La deuxième est celle de l’intransigeance. Toute nullité prononcée affaiblit un dossier, la défense doit exercer son contrôle sur la régularité des procédures. Etre jugé par un juge répressif peut toujours attendre…

Selon les dossiers, les clients, les dates de renvoi, les risques encourus, les réflexes qui s’émoussent, un même avocat peut changer de manière de faire plusieurs fois dans une même semaine…

C’est cependant dans cette situation que l’avocat empêcheur de juger en rond peut se sentir le plus importun.

Rappelons toutefois que ménager un juge un jour, pour espérer une faveur plus tard est un très mauvais calcul. Le juge ne se détermine jamais sur le critère de son propre confort. Critiquer une procédure, faire valoir un texte de loi constituent l’essence même des métiers du droit.

L’avocat doit savoir résister à l’ambiance générale, qui à certaines heures de la soirée laisse penser aux professionnels du droit, toutes catégories confondues, que dans « administration de la justice » c’est le premier mot qui est le plus important.

La défense de rupture
Ce n’est pas à la fin de cette présentation que nous ferons l’exégèse de cette pratique.

Un film(2) et un livre(3) y suffisent tout juste.

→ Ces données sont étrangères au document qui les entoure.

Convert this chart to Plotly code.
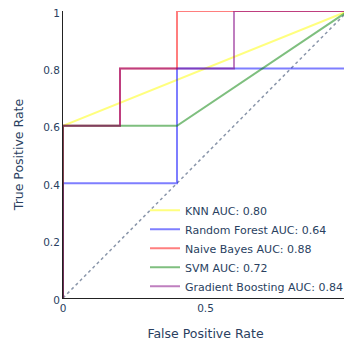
import plotly.graph_objects as go

models = ["KNN", "Random Forest", "Naive Bayes", "SVM", "Gradient Boosting"]
aucs = [0.80, 0.64, 0.88, 0.72, 0.84]
colors = ["yellow", "blue", "red", "green", "purple"]
fprs = [
    [0, 0, 1],
    [0, 0, 0.4, 0.4, 1, 1],
    [0, 0, 0.2, 0.2, 0.4, 0.4, 1],
    [0, 0, 0.4, 1],
    [0, 0, 0.2, 0.2, 0.6, 0.6, 1],
]
tprs = [
    [0, 0.6, 1],
    [0, 0.4, 0.4, 0.8, 0.8, 1],
    [0, 0.6, 0.6, 0.8, 0.8, 1, 1],
    [0, 0.6, 0.6, 1],
    [0, 0.6, 0.6, 0.8, 0.8, 1, 1],
]
x_ticks = [0, 0.5, 1]
y_ticks = [0, 0.2, 0.4, 0.6, 0.8, 1]

fig = go.Figure()
for m, a, c, fx, ty in zip(models, aucs, colors, fprs, tprs):
    fig.add_trace(go.Scatter(x=fx, y=ty, mode="lines", name=f"{m} AUC: {a:.2f}",
                             line=dict(color=c, width=2), opacity=0.5))
fig.add_shape(type="line", x0=0, y0=0, x1=1, y1=1, xref="x", yref="y",
              line=dict(color="#8a96aa", width=1.5, dash="dot"), layer="below")

fig.update_layout(
    width=344, height=338,
    template="plotly_white",
    margin=dict(l=55, r=4, t=3, b=48),
    font=dict(family="Verdana, DejaVu Sans", size=10.5, color="#2a3f5f"),
    xaxis=dict(title=dict(text="False Positive Rate", font=dict(size=12.5), standoff=16),
               range=[0, 1], automargin=False, ticklabeloverflow="allow",
               showgrid=False, zeroline=False, showline=True, linecolor="#222",
               tickvals=x_ticks, ticktext=[str(v) for v in x_ticks], tickfont=dict(size=10.5)),
    yaxis=dict(title=dict(text="True Positive Rate", font=dict(size=12.5), standoff=16),
               range=[0, 1], automargin=False, ticklabeloverflow="allow", ticklabelshift=2,
               showgrid=False, zeroline=False, showline=True, linecolor="#222",
               tickvals=y_ticks, ticktext=[str(v) for v in y_ticks], tickfont=dict(size=10.5)),
    legend=dict(x=1, y=-0.01, xanchor="right", yanchor="bottom", bgcolor="rgba(0,0,0,0)",
                font=dict(size=11), tracegroupgap=0),
    showlegend=True,
)
fig.write_html("out.html")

Souvenons-nous toutefois que dans des périodes troublées, il est arrivé, et il arrive encore aujourd’hui, notamment devant les juridictions pénales internationales, que des avocats complices au moins intellectuellement de tout ou partie de l’attitude de leur client souvent militants, plaident autre chose que le dossier, contestent la légitimité du tribunal, contestent la loi elle-même, plaident pour une cause, pour l’Histoire, et sont dégagés de toute idée de résultat, le pire étant souvent le plus utile !

A ce jeu-là, tous les coups sont permis y compris ceux que l’on reçoit.

Ce mot « défense de rupture » ne peut être galvaudé.

Le fait d’être pugnace, intransigeant, tonitruant, courageux voire insolent, ne qualifie pas la rupture, même si ce type de défense, qui s’apprend surtout dans les livres et auprès d’illustres anciens, peut alimenter la culture générale indispensable à tout avocat.

Défense ou partie civile, client de bonne ou de mauvaise foi, écoute, anticipation, intuition, émotion, recherche, désir de mise en scène, ou désir de discrétion, rupture ou connivence, plaidoiries courtes ou longues, mezzo voce ou tonitruantes constituent une infime partie des facettes d’un savoir-faire et d’un savoir-être qui s’apprend, s’emprunte, se solidifie ou s’affaiblit de mille manières non encore inventoriées, mais qui nous laissent malgré tout penser que la défense pénale est un métier.

Mots clés :
DROITS DE LA DEFENSE * Assistance * Stratégie de l’avocat * Défense pénale * Métier

(1) L’AJ Pénal, dans son numéro 7-8/2007, a consacré un dossier à L’avocat et l’investigation du fait :quelle stratégie pour la défense ? composé, outre la présente contribution, des articles suivants :

L’avocat face au dossier de la procédure, par François Saint-Pierre, p. 306.

L’avocat face à son client, par Alain Molla, p. 308.

Juge et avocat : le désamour, par Emmanuel Daoud, p. 310.

Les stratégies de la défense devant le juge d’instruction, par François Saint-Pierre, p. 313.

Juge d’instruction et avocat : vous avez dit contradictoire ?, par Pascale Belin et Thierry Pons, p. 315.

(2)L’Avocat de la terreur, film de Barbet Schroeder.

(3) Jacques Vergès, De la stratégie judiciaire, Editions de Minuit, 1981 (préface entretien avec Michel Foucault).